### Problem requirements
Work out how many lines have "this" in them. Give only that number.

### Data extract
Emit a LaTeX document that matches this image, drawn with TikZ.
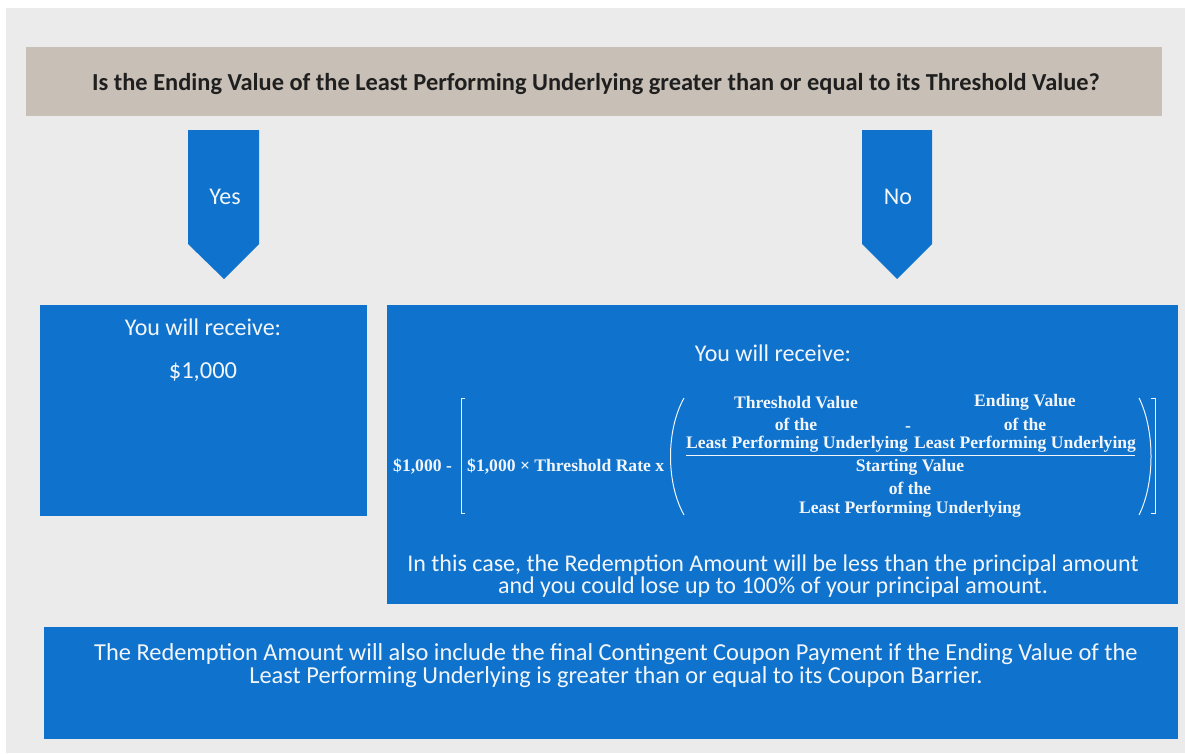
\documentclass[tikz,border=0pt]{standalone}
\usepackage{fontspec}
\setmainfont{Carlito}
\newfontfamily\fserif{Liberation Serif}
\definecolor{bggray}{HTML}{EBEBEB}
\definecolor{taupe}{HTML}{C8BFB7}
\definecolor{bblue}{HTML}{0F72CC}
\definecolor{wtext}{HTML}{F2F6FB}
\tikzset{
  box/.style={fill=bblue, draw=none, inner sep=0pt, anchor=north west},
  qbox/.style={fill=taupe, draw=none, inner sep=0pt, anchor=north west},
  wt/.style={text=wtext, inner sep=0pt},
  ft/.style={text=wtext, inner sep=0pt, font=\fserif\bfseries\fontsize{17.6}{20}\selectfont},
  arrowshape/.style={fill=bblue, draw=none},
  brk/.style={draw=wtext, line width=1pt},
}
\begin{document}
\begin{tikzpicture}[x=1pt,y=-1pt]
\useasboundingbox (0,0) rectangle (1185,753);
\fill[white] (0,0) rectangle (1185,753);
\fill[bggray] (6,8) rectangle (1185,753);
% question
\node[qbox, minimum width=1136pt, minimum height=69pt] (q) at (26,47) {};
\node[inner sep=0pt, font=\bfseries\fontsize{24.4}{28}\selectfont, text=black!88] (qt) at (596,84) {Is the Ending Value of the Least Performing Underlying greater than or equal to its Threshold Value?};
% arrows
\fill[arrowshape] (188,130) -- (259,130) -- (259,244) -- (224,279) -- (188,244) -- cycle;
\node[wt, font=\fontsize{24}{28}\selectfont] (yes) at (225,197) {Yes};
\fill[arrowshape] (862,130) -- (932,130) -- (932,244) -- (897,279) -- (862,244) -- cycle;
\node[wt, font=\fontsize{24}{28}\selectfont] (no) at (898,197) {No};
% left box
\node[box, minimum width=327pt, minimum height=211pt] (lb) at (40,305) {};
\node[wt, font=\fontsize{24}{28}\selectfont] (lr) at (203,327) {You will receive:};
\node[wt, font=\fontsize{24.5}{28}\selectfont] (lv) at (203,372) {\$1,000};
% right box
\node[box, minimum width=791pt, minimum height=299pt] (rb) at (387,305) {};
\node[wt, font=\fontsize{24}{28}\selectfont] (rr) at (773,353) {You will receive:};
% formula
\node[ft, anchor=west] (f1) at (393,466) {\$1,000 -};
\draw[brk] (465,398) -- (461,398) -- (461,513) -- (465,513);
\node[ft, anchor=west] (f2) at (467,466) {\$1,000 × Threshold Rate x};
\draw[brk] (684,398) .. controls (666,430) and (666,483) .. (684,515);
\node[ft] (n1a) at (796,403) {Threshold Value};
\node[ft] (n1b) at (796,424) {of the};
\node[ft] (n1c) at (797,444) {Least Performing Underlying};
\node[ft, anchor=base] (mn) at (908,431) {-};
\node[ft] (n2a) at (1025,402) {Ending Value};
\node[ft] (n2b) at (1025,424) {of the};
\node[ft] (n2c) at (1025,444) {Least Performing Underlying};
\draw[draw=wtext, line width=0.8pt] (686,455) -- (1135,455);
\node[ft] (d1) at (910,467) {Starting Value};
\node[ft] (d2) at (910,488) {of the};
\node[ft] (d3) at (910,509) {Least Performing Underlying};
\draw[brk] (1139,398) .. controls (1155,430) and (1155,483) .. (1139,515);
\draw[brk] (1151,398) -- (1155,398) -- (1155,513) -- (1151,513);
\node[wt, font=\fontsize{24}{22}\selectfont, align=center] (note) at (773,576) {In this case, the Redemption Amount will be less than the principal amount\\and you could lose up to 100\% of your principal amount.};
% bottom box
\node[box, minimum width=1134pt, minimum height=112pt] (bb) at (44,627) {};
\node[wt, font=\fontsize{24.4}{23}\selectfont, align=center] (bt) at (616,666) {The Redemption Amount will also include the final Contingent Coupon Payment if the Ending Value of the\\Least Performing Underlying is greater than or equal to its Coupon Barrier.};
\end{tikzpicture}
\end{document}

### Response
2